Below are some entries. Transcribe the lines from the one holding "Output the Python" to the one holding "linewidth=1, label=lab)", inclusive, but not the pictures among them.

Figure scripts:
━━━━━━

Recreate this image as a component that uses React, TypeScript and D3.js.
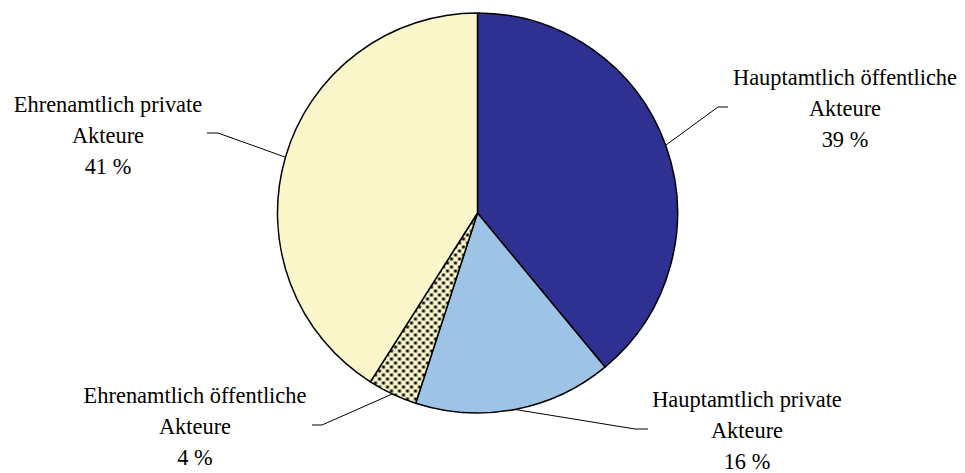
import React from "react";
import * as d3 from "d3";

// Share of actors by type (percent), clockwise from 12 o'clock
const categories = [
  "Hauptamtlich öffentliche",
  "Hauptamtlich private",
  "Ehrenamtlich öffentliche",
  "Ehrenamtlich private",
];
const values = [39, 16, 4, 41];
const secondLine = ["Akteure", "Akteure", "Akteure", "Akteure"];

const WIDTH = 965;
const HEIGHT = 473;
const CX = 477.5;
const CY = 213;
const R = 200;

const fills = ["#2E3192", "#9DC3E6", "url(#dots)", "#FBF7CB"];

// Label layout: text centre x, first baseline y, leader elbow and end
const labelLayout = [
  { x: 845, y: 85, elbow: [718, 107], end: [728, 107] },
  { x: 747, y: 407, elbow: [635, 429], end: [648, 429] },
  { x: 195, y: 403, elbow: [322, 425], end: [312, 425] },
  { x: 108, y: 112, elbow: [218, 133], end: [207, 133] },
];

export default function App() {
  const pie = d3
    .pie<number>()
    .sort(null)
    .value((d) => d);
  const arcs = pie(values);
  const arc = d3.arc<d3.PieArcDatum<number>>().innerRadius(0).outerRadius(R);
  const lineH = 31;

  return (
    <svg
      width={WIDTH}
      height={HEIGHT}
      style={{ position: "absolute", left: 0, top: 0, background: "#fff" }}
    >
      <defs>
        <pattern id="dots" width={8} height={8} patternUnits="userSpaceOnUse">
          <rect width={8} height={8} fill="#FBF7CB" />
          <rect x={0.5} y={0.5} width={3} height={3} fill="#111" />
          <rect x={4.5} y={4.5} width={3} height={3} fill="#111" />
        </pattern>
      </defs>
      <g transform={`translate(${CX},${CY})`}>
        {arcs.map((a, i) => (
          <path
            key={categories[i]}
            d={arc(a) || ""}
            fill={fills[i]}
            stroke="#000"
            strokeWidth={1.5}
            strokeLinejoin="round"
          />
        ))}
      </g>
      {arcs.map((a, i) => {
        const mid = (a.startAngle + a.endAngle) / 2;
        const sx = CX + R * Math.sin(mid);
        const sy = CY - R * Math.cos(mid);
        const L = labelLayout[i];
        return (
          <polyline
            key={"l" + i}
            points={`${sx},${sy} ${L.elbow[0]},${L.elbow[1]} ${L.end[0]},${L.end[1]}`}
            fill="none"
            stroke="#000"
            strokeWidth={1}
          />
        );
      })}
      {categories.map((c, i) => {
        const L = labelLayout[i];
        const lines = [c, secondLine[i], `${values[i]} %`];
        return (
          <g key={"t" + i}>
            {lines.map((s, j) => (
              <text
                key={j}
                x={L.x}
                y={L.y + j * lineH}
                textAnchor="middle"
                style={{ fontFamily: '"Liberation Serif"', fontSize: 22.4 }}
                fill="#000"
              >
                {s}
              </text>
            ))}
          </g>
        );
      })}
    </svg>
  );
}
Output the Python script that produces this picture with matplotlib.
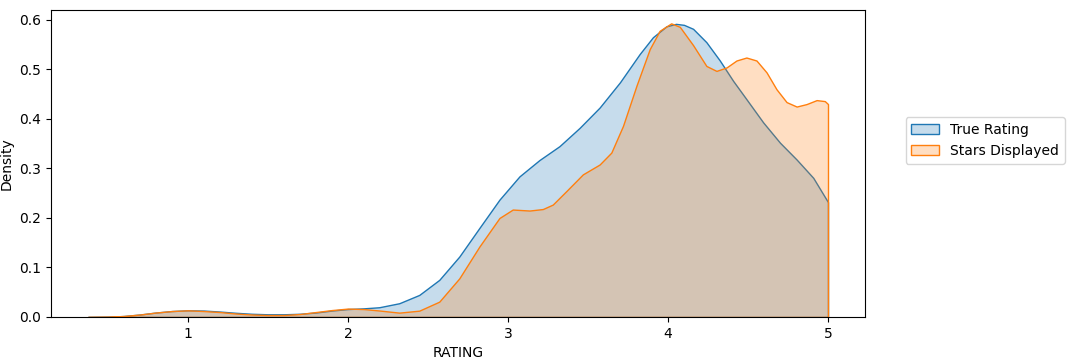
import numpy as np
import matplotlib.pyplot as plt
from matplotlib.colors import to_rgba

# density curves (x = rating, y = density)
true_x = [0.376, 0.5, 0.6, 0.7, 0.8, 0.9, 1.0, 1.1, 1.2, 1.3, 1.4, 1.5, 1.6,
          1.7, 1.8, 1.9, 2.0, 2.1, 2.196, 2.321, 2.446, 2.571, 2.696, 2.822,
          2.947, 3.072, 3.197, 3.322, 3.448, 3.573, 3.70, 3.823, 3.906, 3.99,
          4.05, 4.10, 4.157, 4.24, 4.324, 4.407, 4.49, 4.595, 4.70, 4.804,
          4.908, 5.0]
true_y = [0.0, 0.0005, 0.002, 0.005, 0.009, 0.012, 0.0135, 0.013, 0.011, 0.0085,
          0.0065, 0.0055, 0.0055, 0.0065, 0.009, 0.013, 0.016, 0.0175, 0.0197,
          0.0278, 0.0446, 0.075, 0.122, 0.180, 0.237, 0.284, 0.317, 0.345,
          0.382, 0.423, 0.474, 0.531, 0.565, 0.587, 0.592, 0.590, 0.582, 0.555,
          0.518, 0.477, 0.440, 0.393, 0.352, 0.318, 0.281, 0.232]

stars_x = [0.376, 0.5, 0.6, 0.7, 0.8, 0.9, 1.0, 1.1, 1.2, 1.3, 1.4, 1.5, 1.6,
           1.7, 1.8, 1.9, 2.0, 2.1, 2.2, 2.321, 2.446, 2.571, 2.696, 2.822,
           2.947, 3.03, 3.135, 3.218, 3.28, 3.364, 3.468, 3.573, 3.646, 3.719,
           3.803, 3.886, 3.948, 4.02, 4.074, 4.157, 4.24, 4.303, 4.366, 4.428,
           4.49, 4.553, 4.616, 4.678, 4.741, 4.804, 4.866, 4.929, 4.98, 5.0]
stars_y = [0.0, 0.0005, 0.002, 0.005, 0.009, 0.012, 0.0135, 0.012, 0.010, 0.007,
           0.005, 0.004, 0.004, 0.006, 0.010, 0.014, 0.017, 0.016, 0.013, 0.0088,
           0.0128, 0.031, 0.078, 0.1425, 0.200, 0.217, 0.215, 0.218, 0.227,
           0.254, 0.288, 0.308, 0.332, 0.386, 0.467, 0.541, 0.578, 0.593, 0.586,
           0.549, 0.507, 0.497, 0.504, 0.518, 0.524, 0.518, 0.494, 0.460, 0.434,
           0.425, 0.430, 0.438, 0.436, 0.43]

labels = ['True Rating', 'Stars Displayed']
colors = ['#1f77b4', '#ff7f0e']

fig = plt.figure(figsize=(10.74, 3.6), dpi=100)
ax = fig.add_axes([51/1074, 43/360, 814/1074, 307/360])

for xs, ys, lab, c in zip([true_x, stars_x], [true_y, stars_y], labels, colors):
    ax.fill_between(xs, ys, facecolor=to_rgba(c, 0.25), edgecolor=c,
                    linewidth=1, label=lab)

ax.set_ylim(0, 0.62)
ax.set_xlabel('RATING')
ax.set_ylabel('Density')
ax.legend(loc=(1.05, 0.5))

fig.savefig('out.png', dpi=100)
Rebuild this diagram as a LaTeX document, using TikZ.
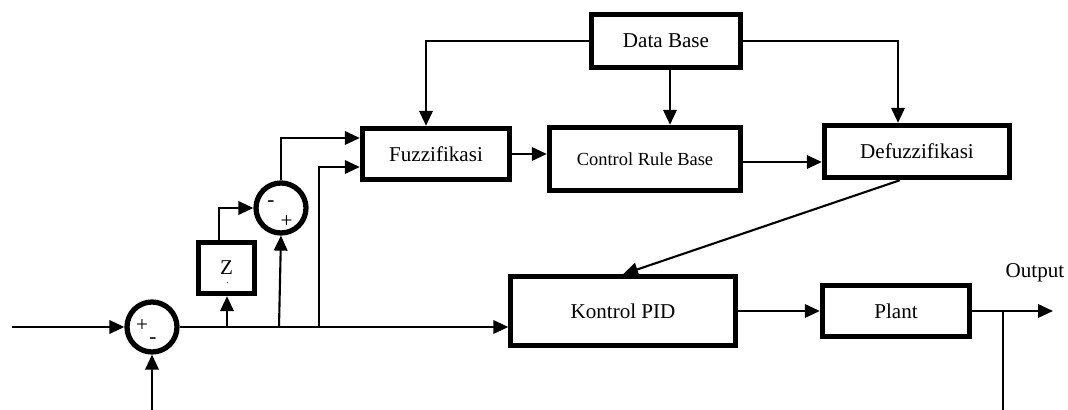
\documentclass[tikz,border=0pt]{standalone}
\usepackage{fontspec}
\setmainfont{Liberation Serif}
\usetikzlibrary{arrows.meta}

\begin{document}
\begin{tikzpicture}[
    >={Triangle[length=3mm,width=2.7mm]},
    blok/.style={draw, line width=2.8pt, inner sep=0pt, font=\fontsize{12}{14}\selectfont},
    jumlah/.style={circle, draw, line width=3pt, minimum size=1cm, inner sep=0pt},
    tanda/.style={inner sep=0pt, font=\fontsize{12}{14}\selectfont},
    teks/.style={inner sep=0pt, font=\fontsize{12}{14}\selectfont},
    panah/.style={->, line width=1.2pt},
    garis/.style={line width=1.2pt}
  ]
  \fill[white] (0,0) rectangle (21.36,8.2);
  \useasboundingbox (0,0) rectangle (21.36,8.2);

  % fuzzy part
  \node[blok, minimum width=2.99cm, minimum height=1.07cm] (db) at (13.32,7.38) {Data Base};
  \node[blok, minimum width=2.95cm, minimum height=1.03cm] (fuz) at (8.72,5.12) {Fuzzifikasi};
  \node[blok, minimum width=3.83cm, minimum height=1.27cm, font=\fontsize{10.5}{12}\selectfont] (crb) at (12.9,5.02) {Control Rule Base};
  \node[blok, minimum width=3.71cm, minimum height=1.05cm] (defuz) at (18.34,5.17) {Defuzzifikasi};

  % loop
  \node[blok, minimum width=4.49cm, minimum height=1.37cm] (pid) at (12.46,1.98) {Kontrol PID};
  \node[blok, minimum width=2.95cm, minimum height=1.03cm] (plant) at (17.92,1.98) {Plant};
  \node[blok, minimum width=1.13cm, minimum height=1.03cm] (zblok) at (4.53,2.84) {Z};
  \node[tanda, font=\tiny] (ztitik) at ([shift={(0.02,-0.3)}]zblok.center) {.};
  \node[jumlah] (sum1) at (3.04,1.66) {};
  \node[jumlah] (sum2) at (5.62,4.04) {};
  \node[tanda] (s1plus) at ([shift={(-0.2,0.02)}]sum1.center) {+};
  \node[tanda] (s1min) at ([shift={(0.02,-0.27)}]sum1.center) {-};
  \node[tanda] (s2min) at ([shift={(-0.2,0.08)}]sum2.center) {-};
  \node[tanda] (s2plus) at ([shift={(0.11,-0.27)}]sum2.center) {+};
  \node[teks] (out) at (20.7,2.74) {Output};

  \coordinate (masuk) at (0.24,1.66);
  \coordinate (umpanbalik) at (3.04,0);
  \coordinate (cz) at (4.54,1.66);
  \coordinate (cs2) at (5.58,1.66);
  \coordinate (cf) at (6.38,1.66);
  \coordinate (keluar) at (21.06,1.98);
  \coordinate (cabang) at (20.06,1.98);
  \coordinate (bawah) at (20.06,0);

  \draw[panah] (masuk) -- (sum1.west);
  \draw[panah] (umpanbalik) -- (sum1.south);
  \draw[panah] (sum1.east) -- (sum1.east -| pid.west);
  \draw[panah] (cz) -- (cz |- zblok.south);
  \draw[panah] ([xshift=-0.15cm]zblok.north) |- (sum2.west);
  \draw[panah] (cs2) -- (sum2.south);
  \draw[panah] (sum2.north) |- ([yshift=0.32cm]fuz.west);
  \draw[panah] (cf) |- ([yshift=-0.26cm]fuz.west);
  \draw[panah] (fuz.east) -- (fuz.east -| crb.west);
  \draw[panah] ([yshift=-0.06cm]crb.east) -- ([yshift=-0.06cm]crb.east -| defuz.west);
  \draw[panah] (db.west) -| ([xshift=-0.2cm]fuz.north);
  \draw[panah] ([xshift=0.08cm]db.south) -- ([xshift=0.08cm]db.south |- crb.north);
  \draw[panah] (db.east) -| ([xshift=-0.38cm]defuz.north);
  \draw[panah] ([xshift=-0.34cm]defuz.south) -- (pid.north);
  \draw[panah] (pid.east) -- (plant.west);
  \draw[panah] (plant.east) -- (keluar);
  \draw[garis] (cabang) -- (bawah);
\end{tikzpicture}
\end{document}
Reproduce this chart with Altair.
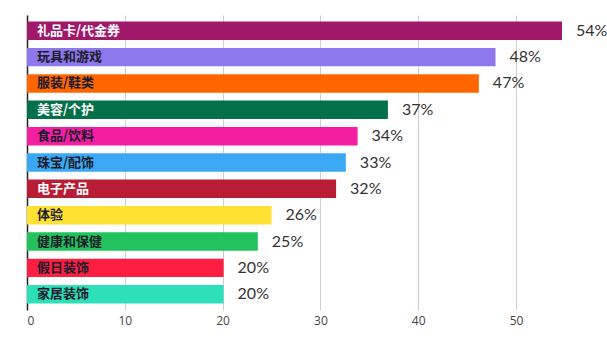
import altair as alt
import pandas as pd

categories = ["礼品卡/代金券", "玩具和游戏", "服装/鞋类", "美容/个护", "食品/饮料",
              "珠宝/配饰", "电子产品", "体验", "健康和保健", "假日装饰", "家居装饰"]
bar_values = [54.7, 47.9, 46.2, 36.9, 33.8, 32.6, 31.6, 25.0, 23.6, 20.1, 20.1]
value_labels = ["54%", "48%", "47%", "37%", "34%", "33%", "32%", "26%", "25%", "20%", "20%"]
bar_colors = ["#A0186A", "#8F77EE", "#FF6600", "#03704A", "#F21FA2", "#3AA8F5",
              "#B91D35", "#FEE133", "#22C35C", "#FD1E42", "#2EE0BA"]
white_label_cats = ["礼品卡/代金券", "美容/个护", "电子产品"]
x_ticks = [0, 10, 20, 30, 40, 50]

df = pd.DataFrame({"cat": categories, "val": bar_values, "lab": value_labels})

y = alt.Y("cat:N", sort=categories,
          scale=alt.Scale(paddingInner=0.30, paddingOuter=0.25),
          axis=alt.Axis(title=None, labels=False, ticks=False, domain=True,
                        domainColor="#222222", domainWidth=1.5, grid=False))
x = alt.X("val:Q", scale=alt.Scale(domain=[0, 59.3], nice=False, zero=True),
          axis=alt.Axis(title=None, values=x_ticks, domain=False, ticks=False,
                        grid=True, gridColor="#cfcfcf", gridWidth=1,
                        labelFont="Open Sans", labelFontSize=12, labelColor="#444444",
                        labelPadding=5))

base = alt.Chart(df)

bars = base.mark_bar().encode(
    x=x, y=y,
    color=alt.Color("cat:N", sort=categories,
                    scale=alt.Scale(domain=categories, range=bar_colors), legend=None),
)

cat_text = base.mark_text(align="left", baseline="middle", font="Noto Sans CJK SC",
                          fontSize=13, fontWeight="bold").encode(
    x=alt.value(10), y=y, text="cat:N",
    color=alt.condition(alt.FieldOneOfPredicate(field="cat", oneOf=white_label_cats),
                        alt.value("#ffffff"), alt.value("#1c1c2c")),
)

val_text = base.mark_text(align="left", baseline="middle", font="Lato",
                          fontSize=16, dx=14, color="#333333").encode(
    x=x, y=y, text="lab:N",
)

chart = alt.layer(bars, cat_text, val_text).properties(
    width=580, height=295,
    autosize=alt.AutoSizeParams(type="none"),
    padding={"left": 27, "top": 15, "right": 0, "bottom": 32},
).configure(background="#ffffff").configure_view(stroke=None)

chart.save("out.html", embed_options={"renderer": "svg", "actions": False})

━━━━━━

* Correct response
Output the Python script that produces this picture with matplotlib.
import numpy as np
import matplotlib.pyplot as plt
from matplotlib.colors import to_rgba

# density curves (x = rating, y = density)
true_x = [0.376, 0.5, 0.6, 0.7, 0.8, 0.9, 1.0, 1.1, 1.2, 1.3, 1.4, 1.5, 1.6,
          1.7, 1.8, 1.9, 2.0, 2.1, 2.196, 2.321, 2.446, 2.571, 2.696, 2.822,
          2.947, 3.072, 3.197, 3.322, 3.448, 3.573, 3.70, 3.823, 3.906, 3.99,
          4.05, 4.10, 4.157, 4.24, 4.324, 4.407, 4.49, 4.595, 4.70, 4.804,
          4.908, 5.0]
true_y = [0.0, 0.0005, 0.002, 0.005, 0.009, 0.012, 0.0135, 0.013, 0.011, 0.0085,
          0.0065, 0.0055, 0.0055, 0.0065, 0.009, 0.013, 0.016, 0.0175, 0.0197,
          0.0278, 0.0446, 0.075, 0.122, 0.180, 0.237, 0.284, 0.317, 0.345,
          0.382, 0.423, 0.474, 0.531, 0.565, 0.587, 0.592, 0.590, 0.582, 0.555,
          0.518, 0.477, 0.440, 0.393, 0.352, 0.318, 0.281, 0.232]

stars_x = [0.376, 0.5, 0.6, 0.7, 0.8, 0.9, 1.0, 1.1, 1.2, 1.3, 1.4, 1.5, 1.6,
           1.7, 1.8, 1.9, 2.0, 2.1, 2.2, 2.321, 2.446, 2.571, 2.696, 2.822,
           2.947, 3.03, 3.135, 3.218, 3.28, 3.364, 3.468, 3.573, 3.646, 3.719,
           3.803, 3.886, 3.948, 4.02, 4.074, 4.157, 4.24, 4.303, 4.366, 4.428,
           4.49, 4.553, 4.616, 4.678, 4.741, 4.804, 4.866, 4.929, 4.98, 5.0]
stars_y = [0.0, 0.0005, 0.002, 0.005, 0.009, 0.012, 0.0135, 0.012, 0.010, 0.007,
           0.005, 0.004, 0.004, 0.006, 0.010, 0.014, 0.017, 0.016, 0.013, 0.0088,
           0.0128, 0.031, 0.078, 0.1425, 0.200, 0.217, 0.215, 0.218, 0.227,
           0.254, 0.288, 0.308, 0.332, 0.386, 0.467, 0.541, 0.578, 0.593, 0.586,
           0.549, 0.507, 0.497, 0.504, 0.518, 0.524, 0.518, 0.494, 0.460, 0.434,
           0.425, 0.430, 0.438, 0.436, 0.43]

labels = ['True Rating', 'Stars Displayed']
colors = ['#1f77b4', '#ff7f0e']

fig = plt.figure(figsize=(10.74, 3.6), dpi=100)
ax = fig.add_axes([51/1074, 43/360, 814/1074, 307/360])

for xs, ys, lab, c in zip([true_x, stars_x], [true_y, stars_y], labels, colors):
    ax.fill_between(xs, ys, facecolor=to_rgba(c, 0.25), edgecolor=c,
                    linewidth=1, label=lab)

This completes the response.